Are you a Snob? 10 Ways to Tell If You're a Snob

Are you a bit discerning or too hoity-toity for your own good? Do you simply have an excellent sense of style or are you a bona fide snob? Here are ten ways to tell, because most people don't think it's them. If more than one or two sound familiar, open your mind because you've just qualified as an S-N-O-B...

The Name Game You name-drop -- from the pricey bottle of "Dom" you downed last night to how ultra-comfy your new "Gucci" loafers are.

Kennedy-itis You hide the truth about your humble family background. Instead of proudly talking about dad's career as a plumber, you refer to him as an "engineer."

Auto-Phobia When your date shows up in a non-luxury ride (something other than a BMW, Mercedes, or Porsche), you feel the urge to feign illness because you'd rather take an ambulance than get in a "junker."

Shopping Secrets You only shop discount stores at a computer in the privacy of your home because the thought of being spotted with a cart full of goods at K-Mart makes you shudder.

Bling Bias When it comes to engagement rings, smaller stones make you feel bad for the bride.
Food Fears When someone suggests a restaurant where you serve yourself, you laugh. So, any eating that requires waiting in line, especially fast food, is out of the question.

Label Mania Even when it comes to plain old basic white t-shirts, the ones by trusty brands such as Hanes and Fruit of the Loom are out of the question. You need designer names on everything from you socks to your undies.

Gift Gripes When friends give you gifts, you think right away about how much it cost. Maybe you even believe the quality of the relationship is equivalent to the price of the goody. The more expensive the item, the closer you feel to your friend.

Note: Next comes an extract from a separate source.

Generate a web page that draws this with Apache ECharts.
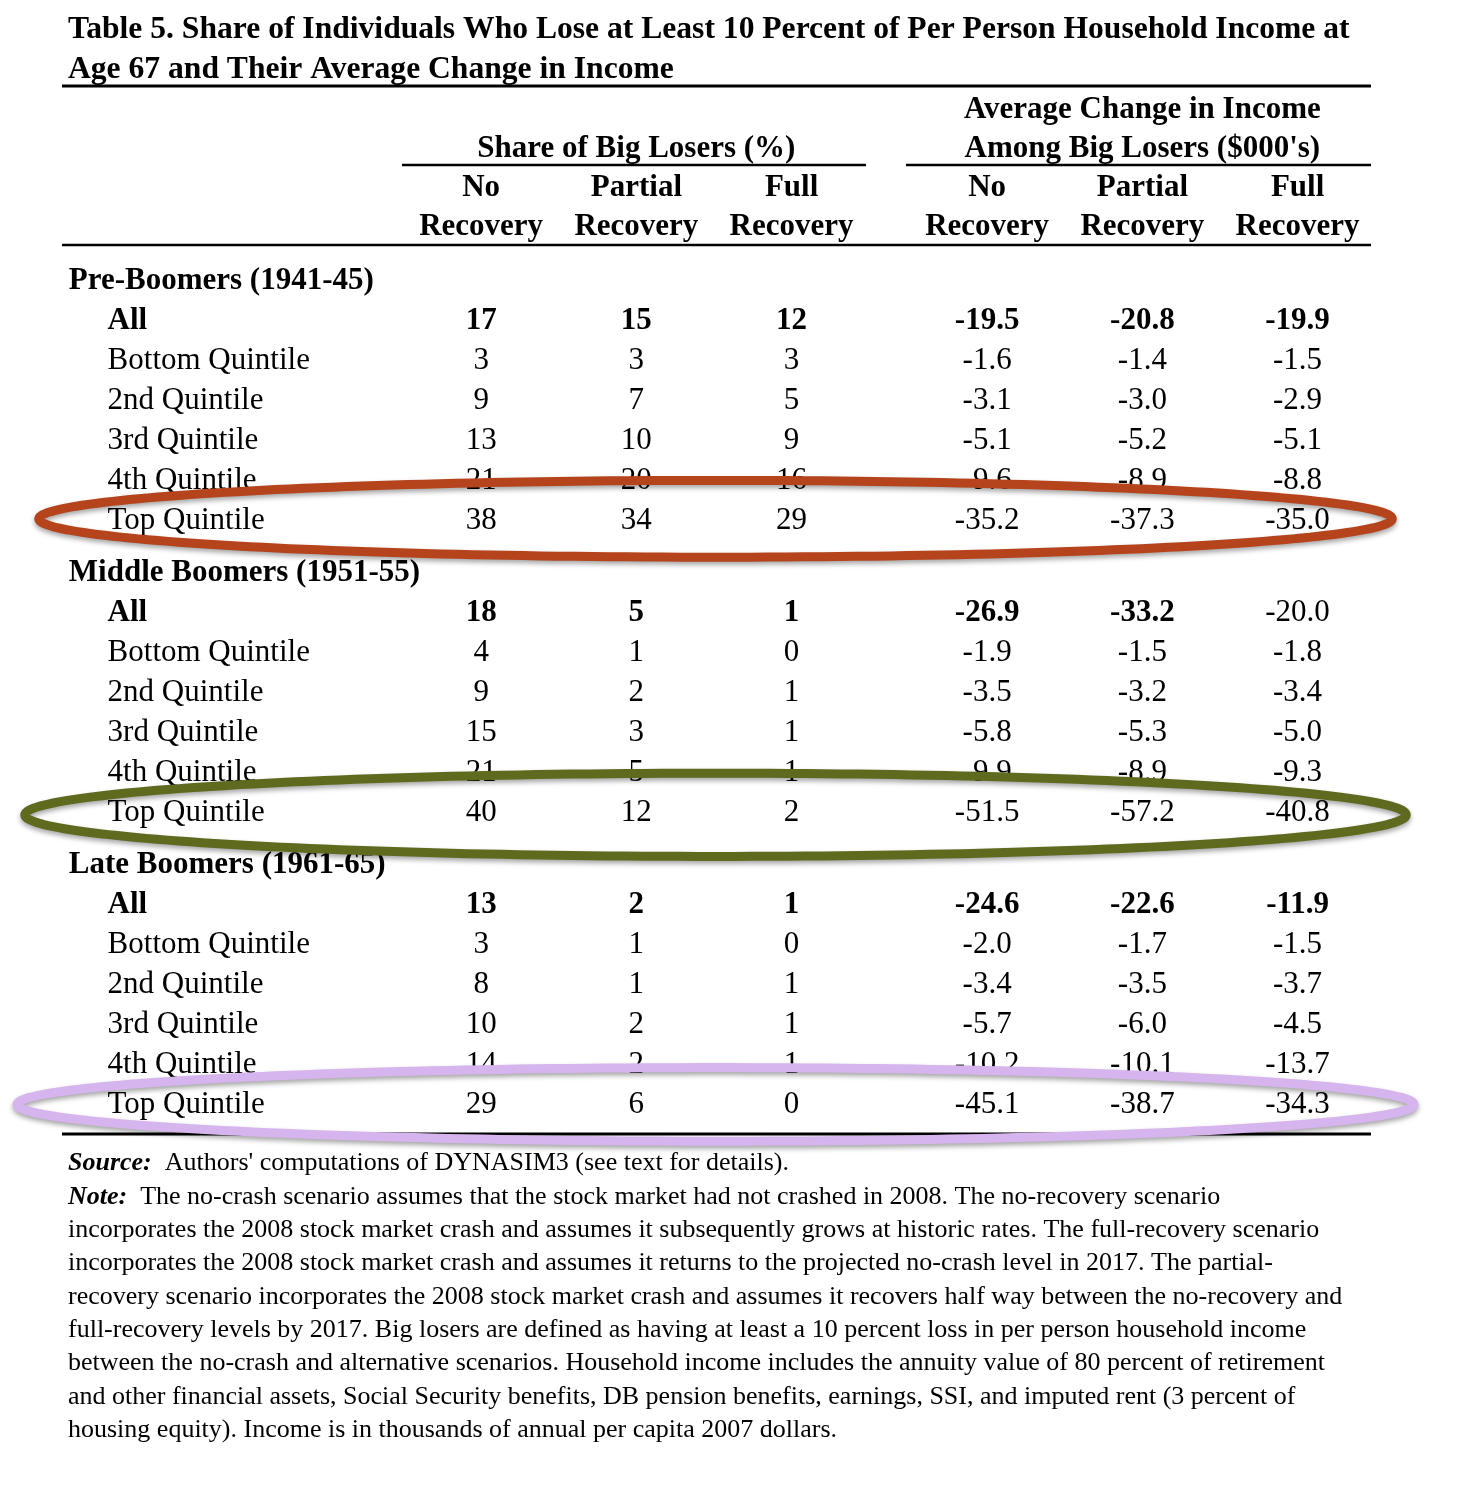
<!DOCTYPE html>
<html><head><meta charset="utf-8">
<script src="https://cdn.jsdelivr.net/npm/echarts@6/dist/echarts.min.js"></script>
<style>html,body{margin:0;padding:0;background:#fff}#c{width:1459px;height:1500px}</style>
</head><body><div id="c"></div>
<script>
// ---------- DATA ----------
const titleText = 'Table 5. Share of Individuals Who Lose at Least 10 Percent of Per Person Household Income at\nAge 67 and Their Average Change in Income';
const groupNames = ['Pre-Boomers (1941-45)', 'Middle Boomers (1951-55)', 'Late Boomers (1961-65)'];
const rowLabels = ['All', 'Bottom Quintile', '2nd Quintile', '3rd Quintile', '4th Quintile', 'Top Quintile'];
const panelTitles = ['Share of Big Losers (%)', 'Average Change in Income\nAmong Big Losers ($000\'s)'];
const scenarioLabels = ['No\nRecovery', 'Partial\nRecovery', 'Full\nRecovery'];
// values: 6 rows per cohort, cohorts in groupNames order
const shareNoRecovery      = [17, 3, 9, 13, 21, 38,   18, 4, 9, 15, 21, 40,   13, 3, 8, 10, 14, 29];
const sharePartialRecovery = [15, 3, 7, 10, 20, 34,    5, 1, 2, 3, 5, 12,      2, 1, 1, 2, 2, 6];
const shareFullRecovery    = [12, 3, 5, 9, 16, 29,     1, 0, 1, 1, 1, 2,       1, 0, 1, 1, 1, 0];
const changeNoRecovery      = [-19.5, -1.6, -3.1, -5.1, -9.6, -35.2,  -26.9, -1.9, -3.5, -5.8, -9.9, -51.5,  -24.6, -2.0, -3.4, -5.7, -10.2, -45.1];
const changePartialRecovery = [-20.8, -1.4, -3.0, -5.2, -8.9, -37.3,  -33.2, -1.5, -3.2, -5.3, -8.9, -57.2,  -22.6, -1.7, -3.5, -6.0, -10.1, -38.7];
const changeFullRecovery    = [-19.9, -1.5, -2.9, -5.1, -8.8, -35.0,  -20.0, -1.8, -3.4, -5.0, -9.3, -40.8,  -11.9, -1.5, -3.7, -4.5, -13.7, -34.3];
const highlightedRow = 'Top Quintile';
const sourceText = 'Authors\' computations of DYNASIM3 (see text for details).';
const noteLines = [
  'The no-crash scenario assumes that the stock market had not crashed in 2008. The no-recovery scenario',
  'incorporates the 2008 stock market crash and assumes it subsequently grows at historic rates. The full-recovery scenario',
  'incorporates the 2008 stock market crash and assumes it returns to the projected no-crash level in 2017. The partial-',
  'recovery scenario incorporates the 2008 stock market crash and assumes it recovers half way between the no-recovery and',
  'full-recovery levels by 2017. Big losers are defined as having at least a 10 percent loss in per person household income',
  'between the no-crash and alternative scenarios. Household income includes the annuity value of 80 percent of retirement',
  'and other financial assets, Social Security benefits, DB pension benefits, earnings, SSI, and imputed rent (3 percent of',
  'housing equity). Income is in thousands of annual per capita 2007 dollars.'
];

// ---------- LAYOUT ----------
const FONT = '"Liberation Serif","Times New Roman",serif';
const FS = 31;
const columns = [shareNoRecovery, sharePartialRecovery, shareFullRecovery, changeNoRecovery, changePartialRecovery, changeFullRecovery];
const decimals = [0, 0, 0, 1, 1, 1];
const colX = c => c + (c >= 3 ? 0.26 : 0);
const GROUP_STEP = 7.3;
const headerY = g => g * GROUP_STEP;
const rowY = (g, r) => g * GROUP_STEP + 1 + r;
const LABEL_X = -2.41, GROUP_X = -2.66;
const notBold = (g, r, c) => g === 1 && c === 5;

const baseLabel = { fontFamily: FONT, fontSize: FS, color: '#000' };
const hidden = { itemStyle: { color: 'rgba(0,0,0,0)', opacity: 1 }, symbolSize: 1, silent: true };

// row label series
const labelData = [];
groupNames.forEach((gn, g) => {
  labelData.push({ value: [GROUP_X, headerY(g)], name: gn, label: { fontWeight: 'bold' } });
  rowLabels.forEach((rl, r) => {
    labelData.push({ value: [LABEL_X, rowY(g, r)], name: rl, label: { fontWeight: r === 0 ? 'bold' : 'normal' } });
  });
});

const series = [{
  type: 'scatter', ...hidden, data: labelData,
  label: { show: true, position: 'right', distance: 0, formatter: p => p.name, ...baseLabel }
}];

columns.forEach((vals, c) => {
  const data = vals.map((v, i) => {
    const g = Math.floor(i / rowLabels.length), r = i % rowLabels.length;
    return { value: [colX(c), rowY(g, r), v],
      label: { fontWeight: (r === 0 && !notBold(g, r, c)) ? 'bold' : 'normal' } };
  });
  series.push({
    type: 'scatter', ...hidden, data,
    label: { show: true, position: 'inside', ...baseLabel,
      formatter: p => p.value[2].toFixed(decimals[c]) }
  });
});

// column headers
const headData = [];
scenarioLabels.forEach((s, i) => {
  headData.push({ value: [colX(i), -1.84], name: s });
  headData.push({ value: [colX(i + 3), -1.84], name: s });
});
headData.push({ value: [colX(1), -3.3], name: panelTitles[0] });
headData.push({ value: [colX(4), -3.8], name: panelTitles[1] });
series.push({
  type: 'scatter', ...hidden, data: headData,
  label: { show: true, position: 'inside', formatter: p => p.name, ...baseLabel, fontWeight: 'bold', lineHeight: 39 }
});

// highlight ellipses around the highlighted rows
const hiIdx = rowLabels.indexOf(highlightedRow);
const ellipseStyle = [
  { color: '#b5431b', rx: 4.36, ry: 0.96, dy: -0.06 },
  { color: '#5f6a1f', rx: 4.45, ry: 1.04, dy: 0.04 },
  { color: '#d6b4ee', rx: 4.5, ry: 0.92, dy: -0.02 }
];
series.push({
  type: 'custom', coordinateSystem: 'cartesian2d', silent: true, z: 10,
  data: groupNames.map((gn, g) => [1.51, rowY(g, hiIdx) + ellipseStyle[g].dy, g]),
  encode: { x: 0, y: 1 },
  renderItem: (params, api) => {
    const g = api.value(2);
    const st = ellipseStyle[g];
    const ctr = api.coord([api.value(0), api.value(1)]);
    const sz = api.size([st.rx, st.ry]);
    const pts = [];
    for (let k = 0; k < 240; k++) {
      const t = k / 240 * Math.PI * 2;
      pts.push([ctr[0] + sz[0] * Math.cos(t), ctr[1] + sz[1] * Math.sin(t)]);
    }
    return {
      type: 'polygon', shape: { points: pts },
      style: { fill: 'none', stroke: st.color, lineWidth: 9,
        shadowBlur: 5, shadowColor: 'rgba(0,0,0,0.35)', shadowOffsetY: 3 }
    };
  }
});

const rule = (x1, x2, y, w) => ({ type: 'line', shape: { x1, y1: y, x2, y2: y }, style: { stroke: '#000', lineWidth: w }, silent: true });

const option = {
  animation: false,
  backgroundColor: '#fff',
  title: { text: titleText, left: 68, top: 10, padding: 0,
    textStyle: { fontFamily: FONT, fontSize: 31.6, fontWeight: 'bold', lineHeight: 40, color: '#000' } },
  grid: { left: 0, right: 0, top: 0, bottom: 0 },
  xAxis: { type: 'value', min: -3.1, max: 6.3, show: false },
  yAxis: { type: 'value', inverse: true, min: -7.03, max: 30.47, show: false },
  graphic: [
    rule(62, 1371, 86, 3),
    rule(402, 866, 165, 2.5),
    rule(906, 1371, 165, 2.5),
    rule(62, 1371, 245, 2.5),
    rule(62, 1371, 1134, 3),
    { type: 'text', left: 68, top: 1147, silent: true,
      style: {
        text: '{b|Source:}  ' + sourceText + '\n{b|Note:}  ' + noteLines.join('\n'),
        fontFamily: FONT, fontSize: 26, lineHeight: 33.3, fill: '#000',
        rich: { b: { fontFamily: FONT, fontSize: 26, lineHeight: 33.3, fontStyle: 'italic', fontWeight: 'bold' } }
      } }
  ],
  series
};
const chart = echarts.init(document.getElementById('c'), null, { renderer: 'canvas' });
chart.setOption(option);
</script></body></html>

Supermarket Snubbing When you see a man tossing Pop-Tarts into his basket at the market, you get the urge to read him the list of unhealthy ingredients. You judge people in the checkout line by the number of frozen entrees and salty snacks they're buying.
Pet Peeves Your "babies" are costly purebreds that you dress like four-pawed princes and princesses. And you judge other pet-owners who don't serve their animals organic dinner off real china.